I suspect many people who have been following the ideological aspect of transgender rights will have a great idea why it is no longer treated as a mental illness and exactly who benefits from that. If I wrote it all out in a post, I suspect it would be deleted.
It was fully treated as a mental illness previously. Trans people worked very hard to have being transgender destigmatised. So now, there is this position where being transgender cannot be said to be a mental illness nor treated as other body dysmorphias are, because to treat it that way may mean a patient will no longer feel they are transgender and the trans community think that is conversion therapy.
There was also the ethical issue of treating this group with irreversible physical modifications for a mental health issue. And for that to be funded by the NHS.
At the moment, there is plenty of emotive discussion about conversion therapy being banned. And true conversion therapy should be banned. However, for LGB people, there are already laws in the UK banning it. In countries where bans that now include transgender conversion therapy bans have been recently put in place, exploratory therapy that challenges whether a patient is transgender and that doesn’t immediately affirm that persons gender from the start has been considered conversion therapy.
In the UK, the law is in discussion because it needs to be carefully worded so that parents sending their child to a therapist that explores exactly why that child suddenly feels dysphoric and doesn’t immediately affirm this gender identity don’t face prison. And that the clinicians doing exploratory therapy are not targeted.
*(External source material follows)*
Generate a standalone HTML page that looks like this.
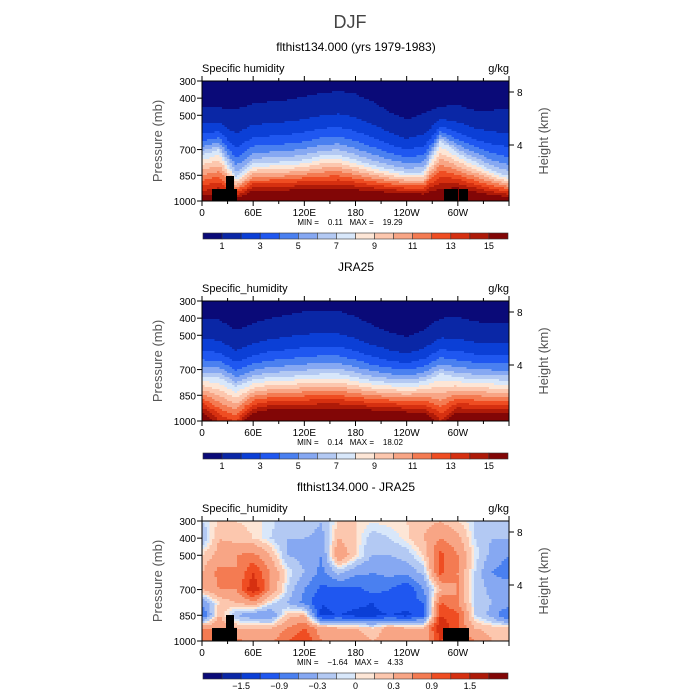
<!DOCTYPE html>
<html><head><meta charset="utf-8"><style>
body{margin:0;background:#fff;width:700px;height:700px;overflow:hidden;font-family:"Liberation Sans",sans-serif}
#root{position:relative;width:700px;height:700px}
</style></head><body>
<div id="root">
<svg id="svg" width="700" height="700" style="position:absolute;left:0;top:0"></svg>
</div>
<script>
// ---------- data ----------
const lons = [0,20,40,60,80,100,120,140,160,180,200,220,240,260,280,300,320,340,360];
// panel 1 (model)
const m_qs = [16,16.5,16,18,18,18,18.5,18,18,18,18,18,18,17.5,17,18,17.5,17,16.5];
const m_p7 = [730,700,860,780,775,770,760,735,730,760,790,815,835,830,650,720,770,820,856];
const m_p1 = [448,455,467,430,420,410,390,370,360,375,420,480,525,490,448,440,470,470,465];
// panel 2 (JRA25)
const j_qs = [17,14,13,17,18,18,18,18,18,18,18,18,17.5,17,14,17,17,17,17];
const j_p7 = [742,745,800,760,745,740,733,725,725,745,765,775,782,770,723,745,755,760,762];
const j_p1 = [400,410,470,430,400,380,362,355,360,390,440,480,508,470,400,395,420,430,430];
// panel 3 (difference) rows by pressure
const d_levels = [300,400,500,600,700,775,850,925,1000];
const d_vals = [
 [-0.1,0.1,0.1,0.05,-0.05,-0.2,-0.1,-0.3,0.1,0.1,0.02,0.05,0.1,0.2,0.3,0.1,-0.1,-0.1,-0.2],
 [-0.3,0.3,0.2,0.1,-0.1,-0.3,-0.3,-0.4,0.3,0.1,-0.2,-0.1,0.05,0.3,0.6,0.4,-0.1,-0.3,-0.3],
 [0.1,0.4,0.6,0.7,0.3,-0.3,-0.4,-0.6,0.6,0.1,-0.3,-0.3,-0.2,0.1,1.0,0.6,0.0,-0.4,-0.6],
 [0.3,0.7,0.6,1.2,0.6,0.0,-0.3,-0.7,-0.2,-0.5,-0.6,-0.5,-0.5,-0.2,1.0,0.6,-0.1,-0.6,-0.8],
 [0.3,0.6,0.6,1.5,0.6,-0.1,-0.6,-1.0,-1.0,-1.0,-0.8,-0.9,-1.2,-0.6,0.3,0.6,-0.1,-0.4,-0.3],
 [-0.5,0.1,0.3,0.5,0.0,-0.3,-0.7,-1.2,-1.0,-1.1,-1.2,-1.0,-1.0,-0.9,0.9,0.6,-0.1,-0.3,-0.4],
 [-1.0,0.3,-0.3,-0.5,-0.6,0.2,0.3,-1.3,-1.2,-1.3,-1.3,-1.2,-1.3,-1.0,1.2,1.0,-0.1,-0.4,-1.0],
 [0.6,0.6,0.3,0.3,0.3,0.6,0.9,0.4,0.3,0.3,0.1,0.4,0.3,0.3,1.5,0.9,0.3,0.2,0.2],
 [0.6,0.6,0.7,0.5,0.5,0.9,1.2,0.6,0.6,0.6,0.3,0.5,0.4,0.3,1.2,0.9,0.6,0.3,0.3]
];
const q_bounds = [1,2,3,4,5,6,7,8,9,10,11,12,13,14,15];
const d_bounds = [-1.8,-1.5,-1.2,-0.9,-0.6,-0.3,-0.1,0,0.1,0.3,0.6,0.9,1.2,1.5,1.8];
const q_labels = ["1","3","5","7","9","11","13","15"];
const d_labels = ["\u22121.5","\u22120.9","\u22120.3","0","0.3","0.9","1.5"];
const p_ticks = [300,400,500,700,850,1000];
const lon_ticks = ["0","60E","120E","180","120W","60W"];
const minmax = [["0.11","19.29"],["0.14","18.02"],["\u22121.64","4.33"]];
const titles = ["flthist134.000 (yrs 1979-1983)","JRA25","flthist134.000 - JRA25"];
const varnames = ["Specific humidity","Specific_humidity","Specific_humidity"];
const palette = ['#0a0a78','#0a27a6','#0b3fd6','#1f57f0','#4a80f0','#86a8f2','#b3c9f3','#d8e7fa','#fde6d6','#fcc7ae','#f8a585','#f47b52','#ef4d22','#d63010','#ae1a08','#820606'];

// ---------- geometry ----------
const X0=202, X1=509, PH=120;
const tops=[81,301,521];
const xOf = lon => X0 + lon/360*(X1-X0);
const yOf = (p,top) => top + (p-300)/700*PH;
const pOf = (y,top) => 300 + (y-top)/PH*700;
const svg=document.getElementById('svg');
const NS='http://www.w3.org/2000/svg';
function mk(tag,attrs,parent){const e=document.createElementNS(NS,tag);for(const k in attrs)e.setAttribute(k,attrs[k]);(parent||svg).appendChild(e);return e;}
function txt(x,y,s,size,anchor,fill,parent){const t=mk('text',{x:x,y:y,'font-size':size,'text-anchor':anchor||'middle',fill:fill||'#000','font-family':'Liberation Sans, sans-serif'},parent);t.textContent=s;return t;}
function interp(arr,lon){lon=Math.max(0,Math.min(360,lon));const i=Math.min(Math.floor(lon/20),17);const f=(lon-lons[i])/20;return arr[i]*(1-f)+arr[i+1]*f;}
function qField(qs,p7,p1,lon,p){
  const s=interp(qs,lon),a=interp(p7,lon),b=interp(p1,lon);
  if(p>=a) return 7+(s-7)*(p-a)/(1000-a);
  return 7*Math.pow(1/7,(a-p)/(a-b));
}
function dField(lon,p){
  lon=Math.max(0,Math.min(360,lon));
  let r=0; while(r<d_levels.length-2 && p>d_levels[r+1]) r++;
  const fr=(p-d_levels[r])/(d_levels[r+1]-d_levels[r]);
  const i=Math.min(Math.floor(lon/20),17), f=(lon-lons[i])/20;
  const v0=d_vals[r][i]*(1-f)+d_vals[r][i+1]*f, v1=d_vals[r+1][i]*(1-f)+d_vals[r+1][i+1]*f;
  return v0*(1-fr)+v1*fr;
}
function idx(v,bounds){let k=0;while(k<bounds.length&&v>=bounds[k])k++;return k;}

// title
const tt=txt(350,28,'DJF',18,'middle','#444');


for(let pi=0;pi<3;pi++){
  const top=tops[pi];
  const g=mk('g',{});
  
  
  const t1=txt(356,top-30,titles[pi],12,'middle','#000',g);
  
  const t2=txt(X0,top-9,varnames[pi],11,'start','#000',g);
  
  const t3=txt(X1,top-9,'g/kg',11,'end','#000',g);
  
  // field cells
  const field=mk('g',{'shape-rendering':'crispEdges'},g);
  
  
  const ncol=123, cw=(X1-X0)/ncol, ch=2;
  for(let y=top;y<top+PH;y+=ch){
    const p=pOf(y+ch/2,top);
    let runStart=0, runC=-1;
    for(let k=0;k<=ncol;k++){
      let c=-1;
      if(k<ncol){
        const lon=(k+0.5)/ncol*360;
        if(pi===0) c=idx(qField(m_qs,m_p7,m_p1,lon,p),q_bounds);
        else if(pi===1) c=idx(qField(j_qs,j_p7,j_p1,lon,p),q_bounds);
        else c=idx(dField(lon,p),d_bounds);
      }
      if(c!==runC){
        if(runC>=0){const r=mk('rect',{x:X0+runStart*cw,y:y,width:(k-runStart)*cw+0.3,height:ch+0.3,fill:palette[runC]},field);
          }
        runStart=k;runC=c;
      }
    }
  }
  // topography
  if(pi!==1){
    const topo=[[212,189,25,12],[226,176,8,25],[444,189,14,12],[459,189,9,12]];
    const tp = pi===2 ? [[212,188,25,13],[226,175,8,26],[443,188,26,13]] : topo;
    tp.forEach(b=>{const r=mk('rect',{x:b[0],y:top+b[1]-81,width:b[2],height:b[3],fill:'#000'},g);
      });
  }
  // frame
  const fr=mk('rect',{x:X0,y:top,width:X1-X0,height:PH,fill:'none',stroke:'#000','stroke-width':1},g);
  
  // y ticks
  p_ticks.forEach(p=>{const y=yOf(p,top);
    mk('line',{x1:X0-5,y1:y,x2:X0,y2:y,stroke:'#000'},g);
    const l=txt(X0-6,y+4,String(p),10,'end','#000',g);
    });
  const yl=txt(0,0,'Pressure (mb)',13,'middle','#555',g);
  yl.setAttribute('transform','translate(162,'+(top+60)+') rotate(-90)');
  
  // right axis
  [[8,top+11],[4,top+64]].forEach(h=>{
    mk('line',{x1:X1,y1:h[1],x2:X1+5,y2:h[1],stroke:'#000'},g);
    const l=txt(X1+8,h[1]+4,String(h[0]),10,'start','#000',g);
    });
  const hl=txt(0,0,'Height (km)',13,'middle','#555',g);
  hl.setAttribute('transform','translate(548,'+(top+60)+') rotate(-90)');
  
  // x ticks
  for(let k=0;k<=12;k++){const x=xOf(k*30);const major=k%2===0;
    mk('line',{x1:x,y1:top+PH,x2:x,y2:top+PH+(major?5:3),stroke:'#000'},g);
    mk('line',{x1:x,y1:top,x2:x,y2:top-(major?5:3),stroke:'#000'},g);
    if(major&&k<12){const l=txt(x,top+PH+15,lon_ticks[k/2],10,'middle','#000',g);
      }}
  const mm=txt(350,top+PH+24,'MIN =\u00a0\u00a0\u00a0\u00a0'+minmax[pi][0]+'\u00a0\u00a0\u00a0MAX =\u00a0\u00a0\u00a0\u00a0'+minmax[pi][1],8,'middle','#000',g);
  
  // colorbar
  const cb=mk('g',{},g);
  
  const cy=top+PH+32, bw=(508-203)/16;
  palette.forEach((c,i)=>{const r=mk('rect',{x:203+i*bw,y:cy,width:bw,height:6,fill:c,stroke:'#333','stroke-width':0.6},cb);
    });
  const labs = pi===2 ? d_labels : q_labels;
  labs.forEach((s,i)=>{const b = pi===2 ? 2+2*i : 1+2*i;
    const l=txt(203+b*bw,cy+16,s,9,'middle','#000',cb);
    });
}
</script>
</body></html>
What is very clear is that people who believe they are the opposite or no sex have a very high rate of comorbid conditions. Conditions such as those under the grouping of neuro diverse, conditions that are due to trauma, depression, anxiety, personality disorders, learning difficulties etc. And often more than one comorbid condition. For instance, children who are in care situations seem to have a much higher prevalence of being transgender. This all needs to be explored and has been ignored by trans support groups. It is beginning to be discussed though thanks to Dr Cass and her interim report.
Another major issue that has been exposed is that many, and disproportionately, people with transgender identities are same sex or both sex attracted. And it needs careful exploration to understand if homophobia or biphobia is a cause of this belief that a person is transgender.
I, personally, consider the detaching of being transgender from being a mental health issue is reducing the quality of care that children and adolescents receive.
It also leaves children open to abuse because there really are parents who seem overly invested in their children being transgender. The previous CEO of Mermaids, Suzie Green, notoriously said that her husband was scared their little boy was gay because Jackie like to dress up and play with dolls. For Jackie’s 16th birthday she took Jackie to Thailand to have Jackie’s penis inverted. Readers should look this up for themselves.
Once you start to pull one thread, it leads you to unraveling more.
This report from Denton’s provides quite a bit of background to the political maneuvering that we have seen and we see today. It lays out political strategies. It is a very concerning document that has been pulled from the internet except for this website.
https://gendercriticalwoman.files.wordpress.com/2020/07/iglyo_v3-1-2.pdf
Again, the question to be asked here is who benefits from a lower standard of health care for people who are declaring they are trans? Including all the organisations, not just the individuals.
Just a final note, I don’t believe people should be stigmatised at all for declaring they are transgender. But in detaching it from mental health aspects has caused major issues to the quality of care.